CHICKEN BIRYANI RECIPE:
. Ingredients:
#### For the Chicken Marinade:
- 1 kg chicken pieces (preferably bone-in)
- 1 cup yogurt
- 2 tablespoons ginger-garlic paste
- 1 tablespoon red chili powder
- 1 teaspoon turmeric powder
- 1 teaspoon garam masala
- 1 teaspoon cumin powder
- Salt to taste
- Juice of 1 lemon
#### For the Rice:
- 2 cups basmati rice
- 4 cups water
- 1 teaspoon cumin seeds
- 2-3 green cardamom pods
- 2-3 cloves
- 1-2 bay leaves
- Salt to taste
#### For the Biryani:
- 3-4 tablespoons cooking oil or ghee
- 2 large onions, thinly sliced
- 2 tomatoes, chopped
- 2-3 green chilies, slit
- 1 teaspoon cumin seeds
- 2-3 cloves
- 2-3 green cardamom pods
- 1 cinnamon stick
- 1 teaspoon garam masala
- 1 teaspoon red chili powder (optional, for extra heat)
- 1/2 teaspoon turmeric powder
- Fresh coriander leaves, chopped
- Fresh mint leaves, chopped
- A pinch of saffron soaked in 2 tablespoons of warm milk (optional)
- 1/2 cup fried onions (store-bought or homemade)
- 1/4 cup raisins (optional)
- 1/4 cup cashew nuts (optional)
### Instructions:
#### 1. Marinate the Chicken:
- In a large bowl, mix yogurt, ginger-garlic paste, red chili powder, turmeric, garam masala, cumin powder, salt, and lemon juice.
- Add the chicken pieces to the marinade, ensuring each piece is well-coated.
- Cover and refrigerate for at least 2 hours, preferably overnight for best results.
#### 2. Prepare the Rice:
- Wash the basmati rice thoroughly and soak it in water for 30 minutes.
- In a large pot, bring 4 cups of water to a boil.
- Add cumin seeds, cardamom pods, cloves, bay leaves, and salt.

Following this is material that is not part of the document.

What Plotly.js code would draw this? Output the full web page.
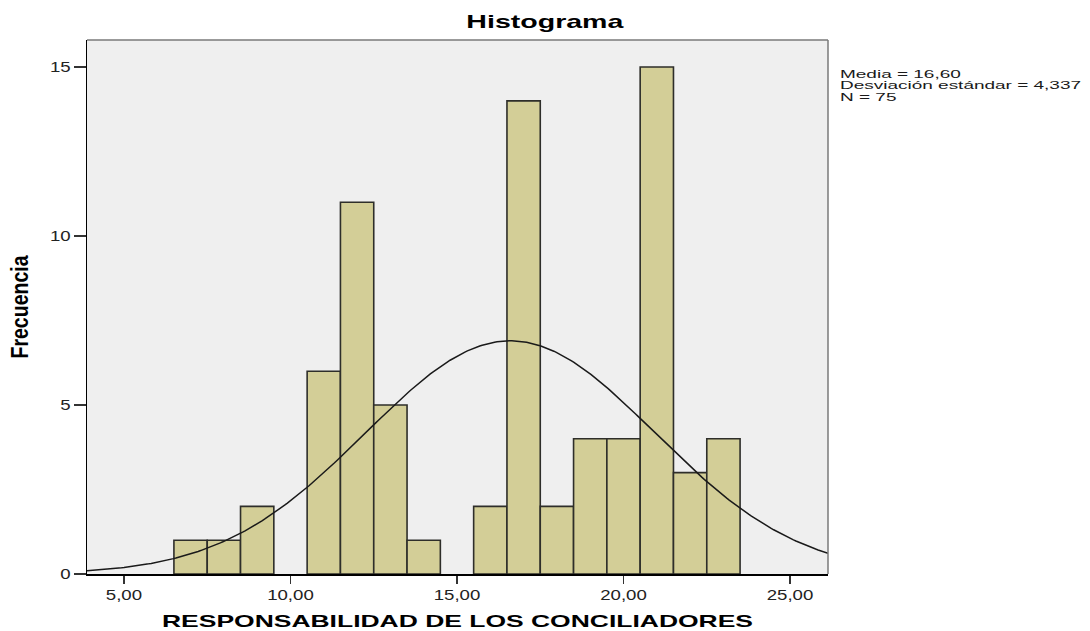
<!DOCTYPE html>
<html>
<head>
<meta charset="utf-8">
<script src="https://cdn.plot.ly/plotly-3.0.1.min.js"></script>
<style>
  html, body { margin: 0; padding: 0; background: #ffffff; }
  #chart { width: 1090px; height: 631px; }
</style>
</head>
<body>
<div id="chart"></div>
<script>
// ---- data ----
const binCenters = [7, 8, 9, 10, 11, 12, 13, 14, 15, 16, 17, 18, 19, 20, 21, 22, 23];
const binCounts  = [1, 1, 2, 0, 6, 11, 5, 1, 0, 2, 14, 2, 4, 4, 15, 3, 4];
const statMean = 16.60;
const statSD = 4.337;
const statN = 75;
const xTickVals = [5, 10, 15, 20, 25];
const xTickText = ["5,00", "10,00", "15,00", "20,00", "25,00"];
const yTickVals = [0, 5, 10, 15];
const yTickText = ["0", "5", "10", "15"];
const titleText = "Histograma";
const xTitleText = "RESPONSABILIDAD DE LOS CONCILIADORES";
const yTitleText = "Frecuencia";

// ---- styling ----
const FONT = "Liberation Sans, Arial, sans-serif";
const xRange = [3.89, 26.14];
const yRange = [0, 15.8];
const binWidth = 1;

// bars (zero bins omitted from drawing)
const bx = [], by = [];
binCenters.forEach((c, i) => { if (binCounts[i] > 0) { bx.push(c); by.push(binCounts[i]); } });

// fitted normal curve from the stated statistics
const cx = [], cy = [];
const steps = 300;
for (let k = 0; k <= steps; k++) {
  const x = xRange[0] + (xRange[1] - xRange[0]) * k / steps;
  const z = (x - statMean) / statSD;
  cx.push(x);
  cy.push(statN * binWidth / (statSD * Math.sqrt(2 * Math.PI)) * Math.exp(-0.5 * z * z));
}

const fmt = (v, d) => v.toFixed(d).replace('.', ',');

const traces = [
  {
    type: 'bar', x: bx, y: by, width: binWidth,
    marker: { color: '#d3ce97', line: { color: '#2e2e2a', width: 1.6 } },
    hoverinfo: 'x+y', showlegend: false
  },
  {
    type: 'scatter', mode: 'lines', x: cx, y: cy,
    line: { color: '#1a1a1a', width: 1.5 },
    hoverinfo: 'skip', showlegend: false
  }
];

const annY = [0.936, 0.915, 0.894];
const annText = [
  "Media = " + fmt(statMean, 2),
  "Desviación estándar = " + fmt(statSD, 3),
  "N = " + statN
];

const layout = {
  width: 1090, height: 631,
  margin: { l: 87, r: 262, t: 40, b: 57, pad: 0 },
  paper_bgcolor: '#ffffff',
  plot_bgcolor: '#efefef',
  bargap: 0,
  font: { family: FONT, color: '#1a1a1a' },
  title: {
    text: titleText,
    font: { family: FONT, size: 19, color: '#000000', weight: 'bold' },
    x: 0.5, xref: 'container', xanchor: 'center',
    y: 1 - 21 / 631, yref: 'container', yanchor: 'middle'
  },
  xaxis: {
    range: xRange, autorange: false,
    tickmode: 'array', tickvals: xTickVals, ticktext: xTickText,
    ticks: 'outside', ticklen: 8, tickwidth: 1.5, tickcolor: '#333333',
    tickfont: { family: FONT, size: 14, color: '#222222' },
    showline: true, linecolor: '#000000', linewidth: 1.5,
    showgrid: false, zeroline: false, automargin: false,
    title: { text: xTitleText, standoff: 15,
             font: { family: FONT, size: 17, color: '#000000', weight: 'bold' } }
  },
  yaxis: {
    range: yRange, autorange: false,
    tickmode: 'array', tickvals: yTickVals, ticktext: yTickText,
    ticks: 'outside', ticklen: 12, tickwidth: 1.5, tickcolor: '#333333',
    tickfont: { family: FONT, size: 14, color: '#222222' },
    showline: true, linecolor: '#000000', linewidth: 1.5,
    showgrid: false, zeroline: false, automargin: false,
    title: { text: yTitleText, standoff: 20,
             font: { family: FONT, size: 23, color: '#000000', weight: 'bold' } }
  },
  shapes: [
    { type: 'line', xref: 'paper', yref: 'paper', x0: 0, x1: 1, y0: 1, y1: 1,
      line: { color: '#7a7a7a', width: 1.5 } },
    { type: 'line', xref: 'paper', yref: 'paper', x0: 1, x1: 1, y0: 0, y1: 1,
      line: { color: '#7a7a7a', width: 1.5 } }
  ],
  annotations: annText.map((t, i) => ({
    text: t, xref: 'paper', yref: 'paper', x: 1.0135, y: annY[i],
    xanchor: 'left', yanchor: 'middle', showarrow: false, align: 'left',
    font: { family: FONT, size: 11.5, color: '#1a1a1a' }
  }))
};

function stretch(el, factor, keep) {
  if (!el) return;
  const w = el.getComputedTextLength();
  if (!w) return;
  const b0 = el.getBBox();
  el.setAttribute('textLength', (w * factor).toFixed(2));
  el.setAttribute('lengthAdjust', 'spacingAndGlyphs');
  const b1 = el.getBBox();
  let dx;
  if (keep === 'left') dx = b0.x - b1.x;
  else if (keep === 'right') dx = (b0.x + b0.width) - (b1.x + b1.width);
  else dx = (b0.x + b0.width / 2) - (b1.x + b1.width / 2);
  const x = parseFloat(el.getAttribute('x') || '0');
  el.setAttribute('x', (x + dx).toFixed(2));
}

Plotly.newPlot('chart', traces, layout, { displayModeBar: false, staticPlot: true }).then(gd => {
  // the reference's text is rendered wide horizontally; match the glyph proportions
  const t = gd.querySelector('text.gtitle');
  if (t) stretch(t, 157 / t.getComputedTextLength(), 'center');
  const xt = gd.querySelector('text.xtitle');
  if (xt) stretch(xt, 591 / xt.getComputedTextLength(), 'center');
  const yt = gd.querySelector('text.ytitle');
  if (yt) stretch(yt, 103 / yt.getComputedTextLength(), 'center');
  gd.querySelectorAll('g.xtick text').forEach(e => stretch(e, 1.33, 'center'));
  gd.querySelectorAll('g.ytick text').forEach(e => stretch(e, 1.33, 'right'));
  gd.querySelectorAll('text.annotation-text').forEach(e => stretch(e, 1.65, 'left'));
});
</script>
</body>
</html>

- Drain the soaked rice and add it to the boiling water.
- Cook the rice until it's 70-80% done (the grains should still be a bit firm).
- Drain the rice and set aside.
#### 3. Cook the Chicken:
- Heat oil or ghee in a large pan over medium heat.
- Add the sliced onions and cook until they are golden brown.
- Add cumin seeds, cloves, cardamom pods, and cinnamon stick, and sauté for a minute.
- Add the chopped tomatoes and cook until they are soft and the oil begins to separate.
- Add the marinated chicken and cook until the chicken is almost done and the oil separates from the gravy.
#### 4. Layer the Biryani:
- In a heavy-bottomed pot, spread a layer of the cooked chicken at the bottom.
- Add a layer of cooked rice over the chicken.
- Sprinkle some garam masala, chopped coriander, mint leaves, fried onions, raisins, and cashew nuts over the rice.
- Repeat the layers until all the chicken and rice are used up, ending with a layer of rice on top.
- Drizzle the saffron milk over the top layer of rice.
- Cover the pot with a tight-fitting lid. If the lid is not tight, seal it with dough to ensure no steam escapes.
#### 5. Dum Cooking (Steaming):
- Place the pot on low heat and cook for 20-25 minutes (this process is known as "dum").
- Alternatively, you can place the pot in a preheated oven at 180°C (350°F) for 20-25 minutes.
#### 6. Serving:
- Once done, gently fluff the biryani with a fork to mix the layers without breaking the rice grains.
- Serve hot with raita (yogurt sauce), salad, and pickle.